Jes Sorensen schrieb:
> Christian Hildner <[email protected]> writes:
>
> > David,
> >
> > you proposed me to use alloc_pages() instead of kmalloc() in order
> > to get memory bigger than the 128K limit of the kmalloc() call. But
> > even driver-developers don't want to handle with the page struct
> > unless this is unavoidable. Which are the disadvantages of
> > increasing the size limit of kmalloc() to 256K, 512K or 1M since
> > machines are getting bigger and 64Bit machines break with current
> > memory limitations?
>
> Because drivers needs to work on all architectures and relying on
> different hahavior from kmalloc() is bad.
>
> Jes
Jes,
sorry for being unclear.
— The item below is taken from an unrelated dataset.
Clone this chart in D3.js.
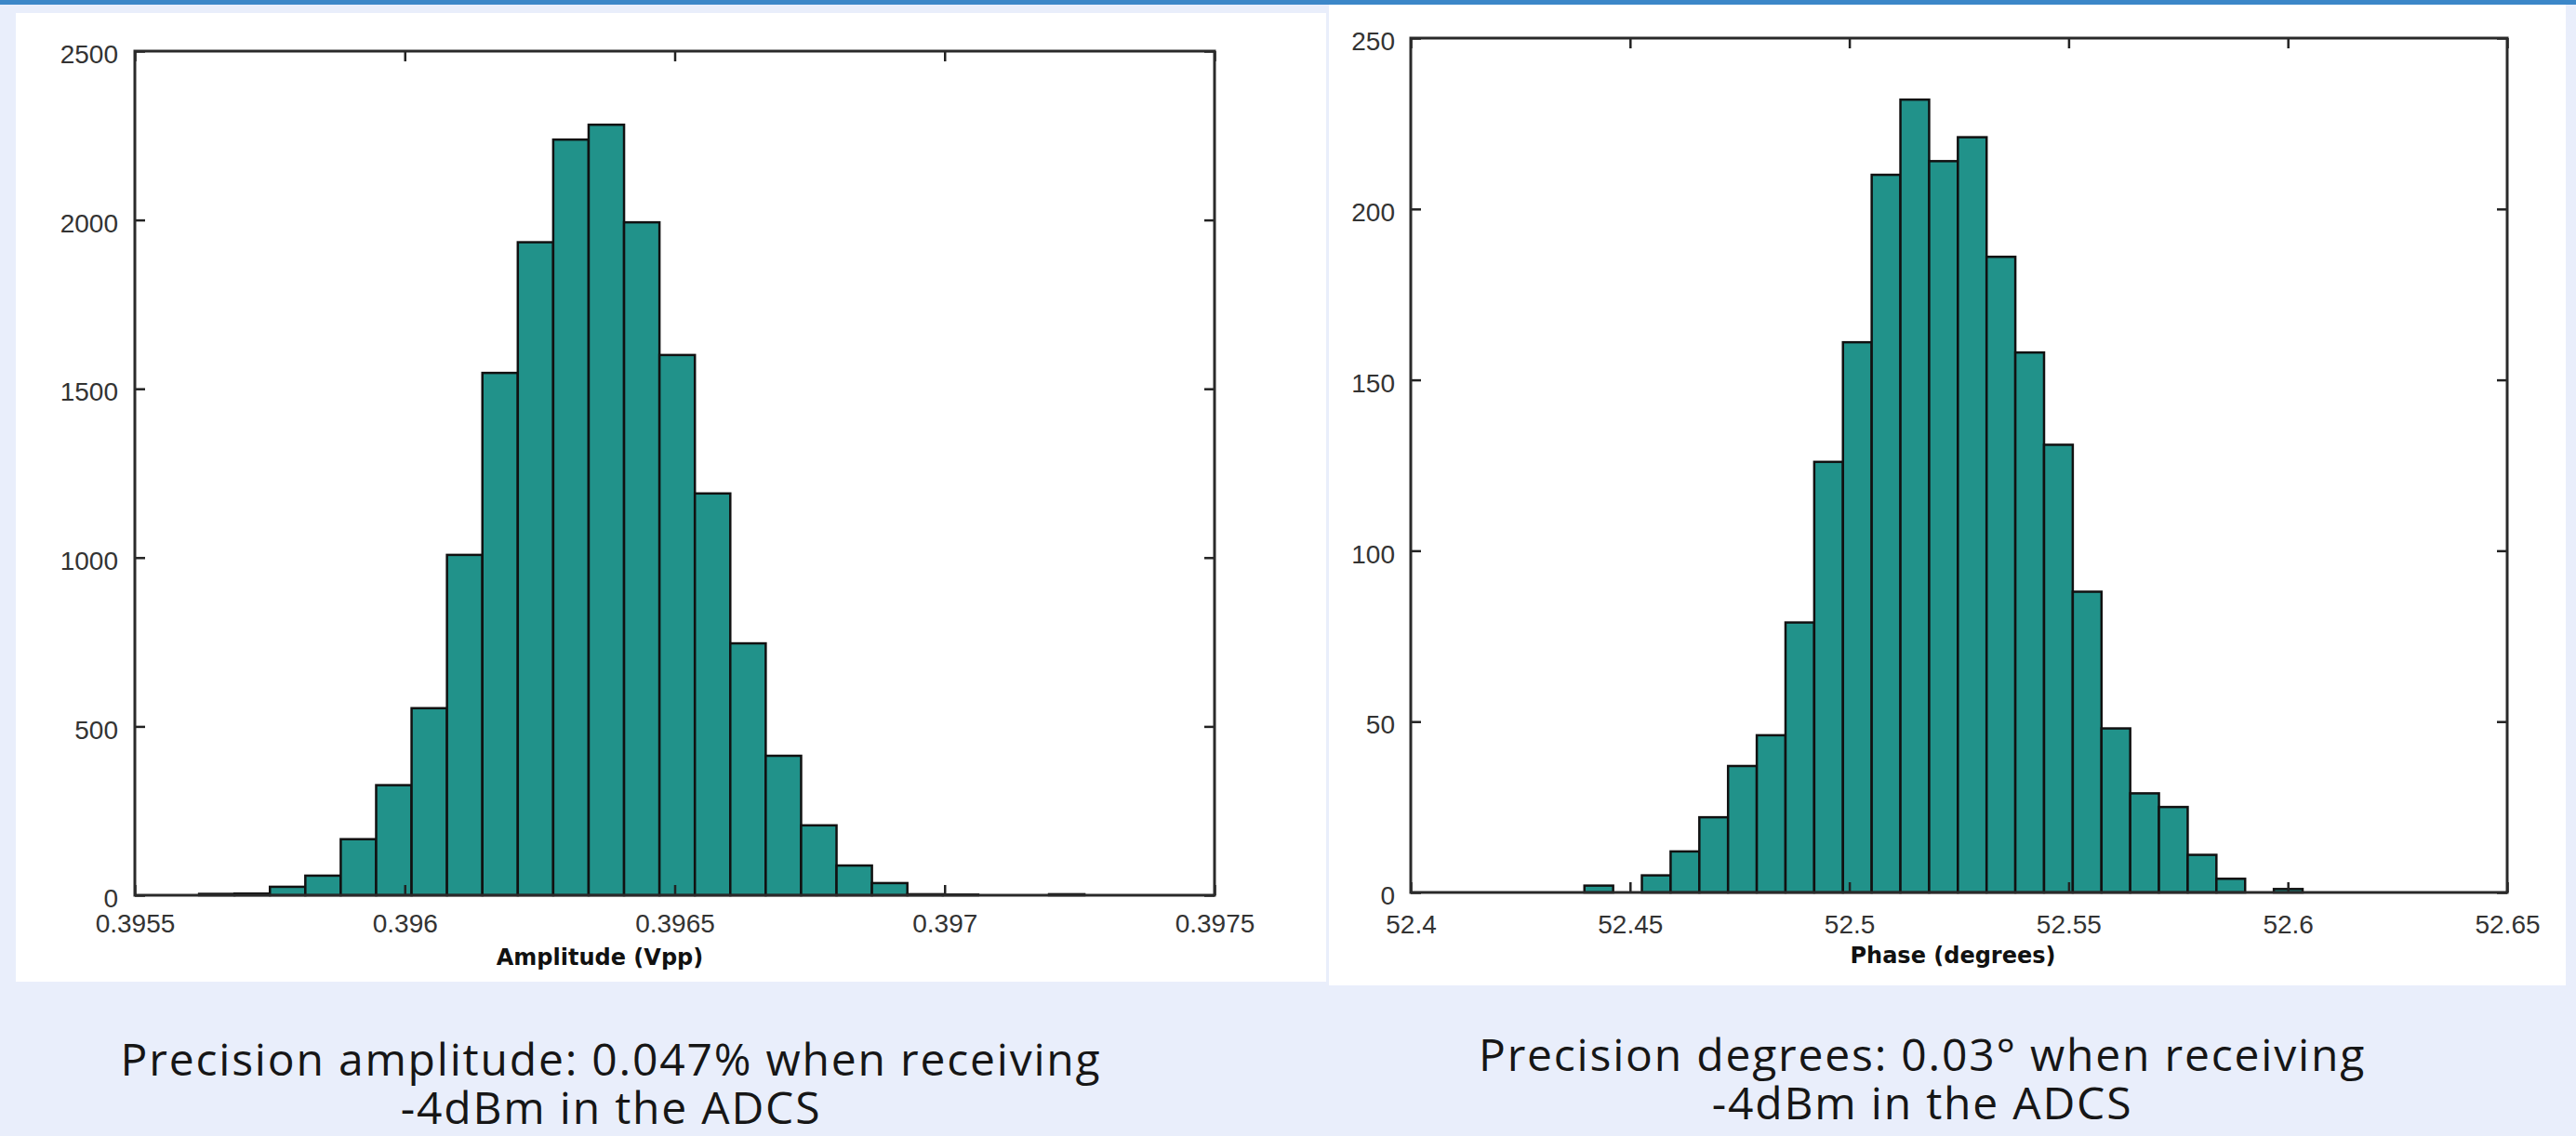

I mean from increasing the kmalloc() size-limit
all platforms would benefit.
Christian
PS: David, I am looking forward getting your book. You are doing a great
job.
>>>>> "Christian" == Christian Hildner <[email protected]> writes:
Christian> Jes Sorensen schrieb:
>> Because drivers needs to work on all architectures and relying on
>> different hahavior from kmalloc() is bad.
Christian> sorry for being unclear. I mean from increasing the kmalloc()
Christian> size-limit all platforms would benefit.
Thats not really a good idea, and definately not something you want to
rely on. A lot of architectures are still stuck with 4KB pages and
trying to allocate 128KB on larger in one chunk is likely to fail after
the system has been running for a while. On an ia64 with 16KB or 64KB
pages it's fairly likely it will work, but this is not necessarily a
good idea to do for other archs. If you need such a large block of
memory, vmalloc() is the real way to go.